Discretization for $\partial_tu = \partial_x[g\times\partial_xu]$ In paper Efficient and Reliable Schemes for Nonlinear Diffusion Filtering i have difficulty to understand the following step.
We have equation and its discretization in 1D case:
$$\partial_tu = \partial_x[g\times\partial_xu]$$
$$\frac{u_i^{k+1}-u_i^k}{\tau} = \sum_{j\in \mathcal N(i)}\frac{g_j^k+g_i^k}{2h^2}(u_j^k-u_i^k), $$
where $\mathcal N(i)$ is the set of the two neighbors of pixel $i$.
I don't get how did the authors get this discretization.
 A: It looks like a second-order discretization using a centered finite difference approximation of $u_x$.
\begin{align}
\partial_x[g\times\partial_x u] &\approx \dfrac{g_{i+1/2} (u_x)_{i+1/2} - g_{i-1/2} (u_x)_{i-1/2}}{2(h/2)} \tag{1} \\
&\approx \dfrac{g_{i+1/2} \dfrac{u_{i+1}-u_i}{2(h/2)} - g_{i-1/2} \dfrac{u_i-u_{i-1}}{2(h/2)}}{2(h/2)} \tag{2} \\
&= \dfrac{g_{i+1/2} (u_{i+1}-u_i)}{h^2} + \dfrac{g_{i-1/2}(u_{i-1} - u_i)}{h^2} \tag{3} \\
&\approx \dfrac{\dfrac{g_{i+1}+g_i}{2} (u_{i+1}-u_i)}{h^2} + \dfrac{\dfrac{g_i+g_{i-1}}{2}(u_{i-1} - u_i)}{h^2} \tag{4} \\
&= \dfrac{g_{i+1}+g_i}{2h^2}(u_{i+1}-u_i) + \dfrac{g_{i-1}+g_i}{2h^2}(u_{i-1} - u_i) \tag{5} 
\end{align}


*

*Second-order accurate, central finite difference approximation of $\partial_x[F]$ at $x_i$, where $F:=g\times\partial_x u$.

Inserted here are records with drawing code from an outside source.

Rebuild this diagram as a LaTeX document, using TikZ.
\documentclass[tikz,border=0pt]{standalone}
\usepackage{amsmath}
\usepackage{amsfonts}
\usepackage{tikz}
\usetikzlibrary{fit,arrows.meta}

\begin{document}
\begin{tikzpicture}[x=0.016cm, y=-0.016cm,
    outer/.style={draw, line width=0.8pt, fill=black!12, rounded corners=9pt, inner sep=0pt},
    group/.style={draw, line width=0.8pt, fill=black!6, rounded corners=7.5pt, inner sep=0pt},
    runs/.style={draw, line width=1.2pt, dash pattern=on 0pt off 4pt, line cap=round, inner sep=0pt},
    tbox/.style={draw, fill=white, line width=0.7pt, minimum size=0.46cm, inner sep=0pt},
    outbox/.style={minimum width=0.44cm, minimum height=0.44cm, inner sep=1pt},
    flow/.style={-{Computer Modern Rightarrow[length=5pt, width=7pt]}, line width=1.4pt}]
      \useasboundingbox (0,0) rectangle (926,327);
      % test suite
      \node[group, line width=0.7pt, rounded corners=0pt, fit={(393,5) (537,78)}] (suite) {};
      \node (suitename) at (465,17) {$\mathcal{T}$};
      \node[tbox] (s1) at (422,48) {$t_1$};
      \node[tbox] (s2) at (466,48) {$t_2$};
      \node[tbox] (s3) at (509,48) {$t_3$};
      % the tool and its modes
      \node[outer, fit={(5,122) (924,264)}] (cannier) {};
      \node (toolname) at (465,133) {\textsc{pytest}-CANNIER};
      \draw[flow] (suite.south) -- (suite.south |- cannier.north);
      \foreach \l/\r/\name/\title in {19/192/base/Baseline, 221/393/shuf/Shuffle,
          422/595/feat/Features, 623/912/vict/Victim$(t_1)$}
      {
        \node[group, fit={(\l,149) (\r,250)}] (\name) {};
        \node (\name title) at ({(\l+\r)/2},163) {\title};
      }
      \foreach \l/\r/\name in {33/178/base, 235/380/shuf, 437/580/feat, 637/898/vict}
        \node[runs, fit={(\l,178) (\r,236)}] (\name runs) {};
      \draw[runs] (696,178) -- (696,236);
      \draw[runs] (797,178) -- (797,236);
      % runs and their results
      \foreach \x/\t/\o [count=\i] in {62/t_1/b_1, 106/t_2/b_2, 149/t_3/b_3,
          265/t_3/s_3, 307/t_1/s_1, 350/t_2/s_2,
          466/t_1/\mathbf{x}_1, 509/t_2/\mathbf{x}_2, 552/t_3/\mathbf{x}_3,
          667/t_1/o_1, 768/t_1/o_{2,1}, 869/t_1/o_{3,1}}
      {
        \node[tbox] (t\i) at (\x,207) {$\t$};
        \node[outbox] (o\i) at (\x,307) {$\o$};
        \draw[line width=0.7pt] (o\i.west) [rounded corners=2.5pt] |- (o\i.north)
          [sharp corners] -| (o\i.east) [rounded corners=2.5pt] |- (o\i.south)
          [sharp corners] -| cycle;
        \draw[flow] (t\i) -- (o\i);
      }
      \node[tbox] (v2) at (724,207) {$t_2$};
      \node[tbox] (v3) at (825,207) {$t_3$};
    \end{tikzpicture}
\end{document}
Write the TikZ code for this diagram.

*Second-order accurate, central finite difference approximation of $u_x$ at  $x_{i+1/2}:=\frac12 (x_i + x_{i+1})$ and $x_{i-1/2}:=\frac12 (x_i + x_{i-1})$.

*Rearranging / simplification.

*Second-order accurate approximation of $g_{i+1/2}$ and $g_{i-1/2}$ by $\frac12 (g_{i+1} + g_i)$ and $\frac12 (g_{i-1} + g_i)$, respectively.

*Rearranging / simplification.  Equation (5) is the same as the right-hand side of $$\frac{u_i^{k+1}-u_i^k}{\tau} = \sum_{j\in \mathcal N(i)}\frac{g_j^k+g_i^k}{2h^2}(u_j^k-u_i^k)$$ (after "expanding" the sum) so we are done.